# Work to complete
Copy nothing but the part that opens with the line containing "Convert this screenshot to HTML." and closes with the line containing "t.textContent=v+'%';". Do not include pictures.

== Source data ==

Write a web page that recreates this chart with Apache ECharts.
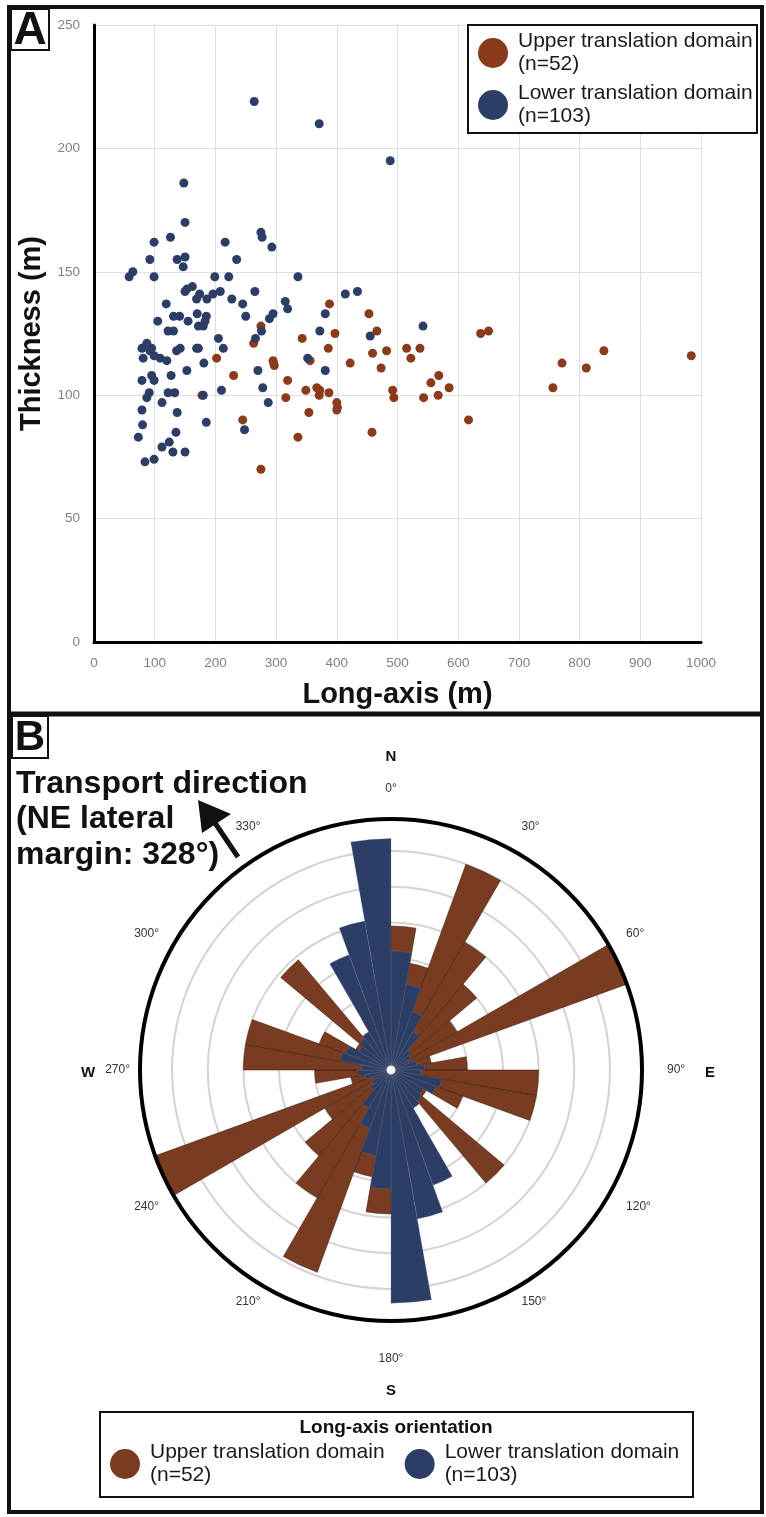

===
== Source data ==

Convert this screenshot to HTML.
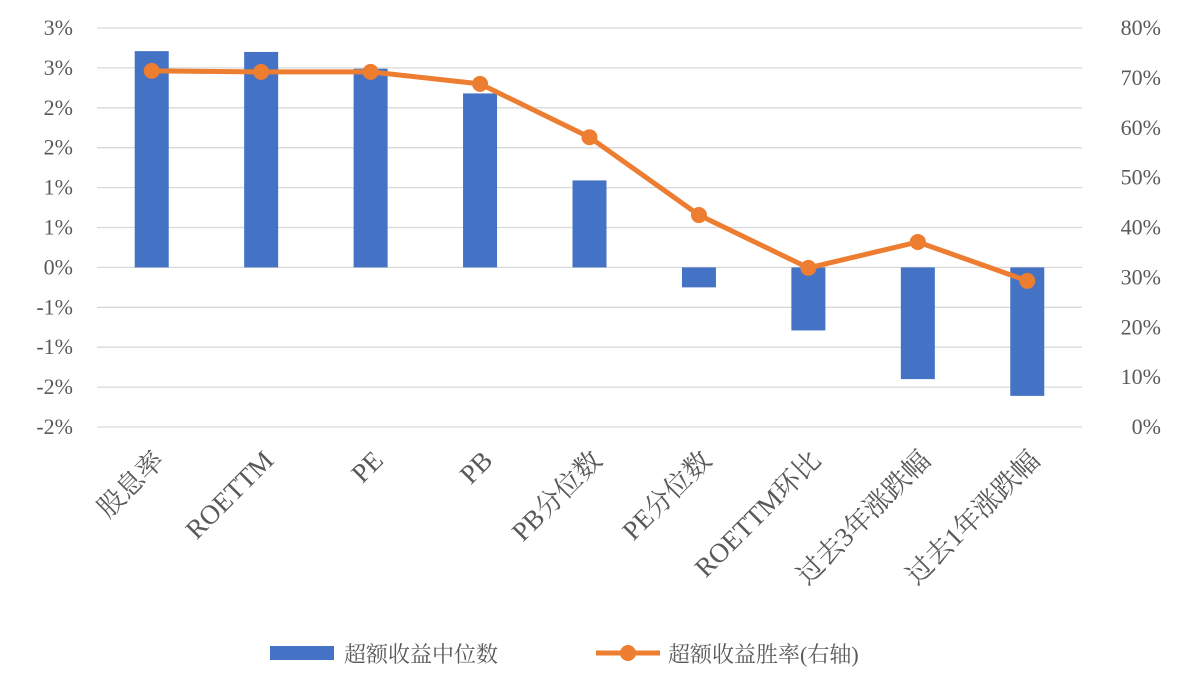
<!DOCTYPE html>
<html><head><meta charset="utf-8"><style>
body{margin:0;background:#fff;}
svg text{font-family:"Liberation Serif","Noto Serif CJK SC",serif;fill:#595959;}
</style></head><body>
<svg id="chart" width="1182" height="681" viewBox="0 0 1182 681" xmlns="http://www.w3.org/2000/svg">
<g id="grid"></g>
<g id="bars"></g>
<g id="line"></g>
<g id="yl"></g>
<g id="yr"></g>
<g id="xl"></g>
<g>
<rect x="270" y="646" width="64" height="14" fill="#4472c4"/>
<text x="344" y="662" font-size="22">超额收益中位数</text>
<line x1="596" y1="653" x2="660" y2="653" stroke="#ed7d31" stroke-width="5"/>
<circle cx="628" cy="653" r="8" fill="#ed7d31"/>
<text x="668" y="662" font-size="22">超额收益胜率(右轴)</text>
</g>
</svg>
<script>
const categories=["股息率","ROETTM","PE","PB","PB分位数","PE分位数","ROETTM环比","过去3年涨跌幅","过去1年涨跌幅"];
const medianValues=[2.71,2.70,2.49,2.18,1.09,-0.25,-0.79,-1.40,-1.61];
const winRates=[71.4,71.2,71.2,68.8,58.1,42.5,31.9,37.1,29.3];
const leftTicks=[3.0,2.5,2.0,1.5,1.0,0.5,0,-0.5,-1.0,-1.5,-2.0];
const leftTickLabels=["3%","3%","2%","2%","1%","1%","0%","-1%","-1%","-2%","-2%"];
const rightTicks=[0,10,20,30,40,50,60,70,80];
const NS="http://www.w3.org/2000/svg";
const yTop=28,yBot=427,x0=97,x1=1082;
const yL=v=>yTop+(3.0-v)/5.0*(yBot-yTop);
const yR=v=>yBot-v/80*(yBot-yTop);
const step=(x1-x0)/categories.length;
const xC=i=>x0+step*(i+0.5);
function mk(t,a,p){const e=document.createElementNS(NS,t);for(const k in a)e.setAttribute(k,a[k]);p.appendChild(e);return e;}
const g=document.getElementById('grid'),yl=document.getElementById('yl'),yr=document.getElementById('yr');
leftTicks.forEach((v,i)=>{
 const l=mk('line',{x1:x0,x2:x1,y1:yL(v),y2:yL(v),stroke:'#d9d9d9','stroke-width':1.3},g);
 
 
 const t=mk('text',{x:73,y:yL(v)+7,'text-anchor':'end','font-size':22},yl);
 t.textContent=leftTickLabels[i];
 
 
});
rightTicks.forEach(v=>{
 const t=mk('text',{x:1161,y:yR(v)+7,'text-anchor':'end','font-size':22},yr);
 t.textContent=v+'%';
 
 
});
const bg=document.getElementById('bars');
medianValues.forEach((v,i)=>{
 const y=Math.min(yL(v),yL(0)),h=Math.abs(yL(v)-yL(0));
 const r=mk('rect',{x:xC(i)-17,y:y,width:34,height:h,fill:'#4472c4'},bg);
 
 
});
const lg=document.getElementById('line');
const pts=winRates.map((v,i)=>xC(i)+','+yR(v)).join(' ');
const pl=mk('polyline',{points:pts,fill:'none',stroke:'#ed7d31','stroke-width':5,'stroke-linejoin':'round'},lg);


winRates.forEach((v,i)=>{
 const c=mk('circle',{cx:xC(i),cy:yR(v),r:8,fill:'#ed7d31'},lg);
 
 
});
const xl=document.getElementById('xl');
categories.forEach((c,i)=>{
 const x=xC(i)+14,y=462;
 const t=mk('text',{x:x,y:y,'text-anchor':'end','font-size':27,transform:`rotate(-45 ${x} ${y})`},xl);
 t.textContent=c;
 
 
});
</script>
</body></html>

===
== Source data ==

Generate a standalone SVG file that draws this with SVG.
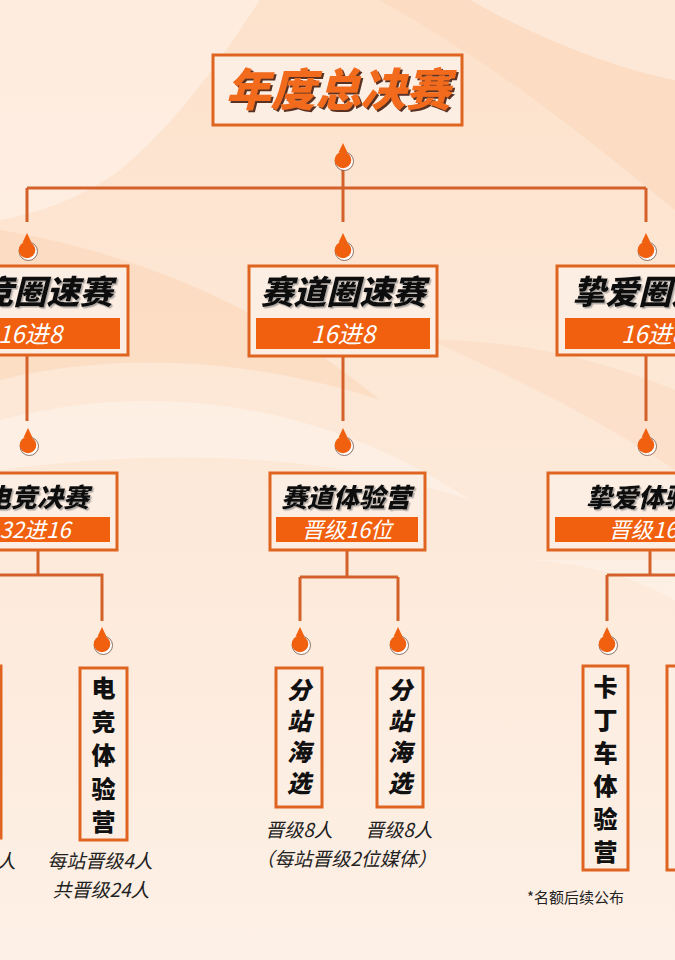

===

# Complete response
Convert this screenshot to HTML.
<!DOCTYPE html>
<html><head><meta charset="utf-8"><style>
body{margin:0;background:#fff;}
svg text{font-family:"Liberation Serif","Noto Serif CJK SC",serif;fill:#595959;}
</style></head><body>
<svg id="chart" width="1182" height="681" viewBox="0 0 1182 681" xmlns="http://www.w3.org/2000/svg">
<g id="grid"></g>
<g id="bars"></g>
<g id="line"></g>
<g id="yl"></g>
<g id="yr"></g>
<g id="xl"></g>
<g>
<rect x="270" y="646" width="64" height="14" fill="#4472c4"/>
<text x="344" y="662" font-size="22">超额收益中位数</text>
<line x1="596" y1="653" x2="660" y2="653" stroke="#ed7d31" stroke-width="5"/>
<circle cx="628" cy="653" r="8" fill="#ed7d31"/>
<text x="668" y="662" font-size="22">超额收益胜率(右轴)</text>
</g>
</svg>
<script>
const categories=["股息率","ROETTM","PE","PB","PB分位数","PE分位数","ROETTM环比","过去3年涨跌幅","过去1年涨跌幅"];
const medianValues=[2.71,2.70,2.49,2.18,1.09,-0.25,-0.79,-1.40,-1.61];
const winRates=[71.4,71.2,71.2,68.8,58.1,42.5,31.9,37.1,29.3];
const leftTicks=[3.0,2.5,2.0,1.5,1.0,0.5,0,-0.5,-1.0,-1.5,-2.0];
const leftTickLabels=["3%","3%","2%","2%","1%","1%","0%","-1%","-1%","-2%","-2%"];
const rightTicks=[0,10,20,30,40,50,60,70,80];
const NS="http://www.w3.org/2000/svg";
const yTop=28,yBot=427,x0=97,x1=1082;
const yL=v=>yTop+(3.0-v)/5.0*(yBot-yTop);
const yR=v=>yBot-v/80*(yBot-yTop);
const step=(x1-x0)/categories.length;
const xC=i=>x0+step*(i+0.5);
function mk(t,a,p){const e=document.createElementNS(NS,t);for(const k in a)e.setAttribute(k,a[k]);p.appendChild(e);return e;}
const g=document.getElementById('grid'),yl=document.getElementById('yl'),yr=document.getElementById('yr');
leftTicks.forEach((v,i)=>{
 const l=mk('line',{x1:x0,x2:x1,y1:yL(v),y2:yL(v),stroke:'#d9d9d9','stroke-width':1.3},g);
 
 
 const t=mk('text',{x:73,y:yL(v)+7,'text-anchor':'end','font-size':22},yl);
 t.textContent=leftTickLabels[i];
 
 
});
rightTicks.forEach(v=>{
 const t=mk('text',{x:1161,y:yR(v)+7,'text-anchor':'end','font-size':22},yr);
 t.textContent=v+'%';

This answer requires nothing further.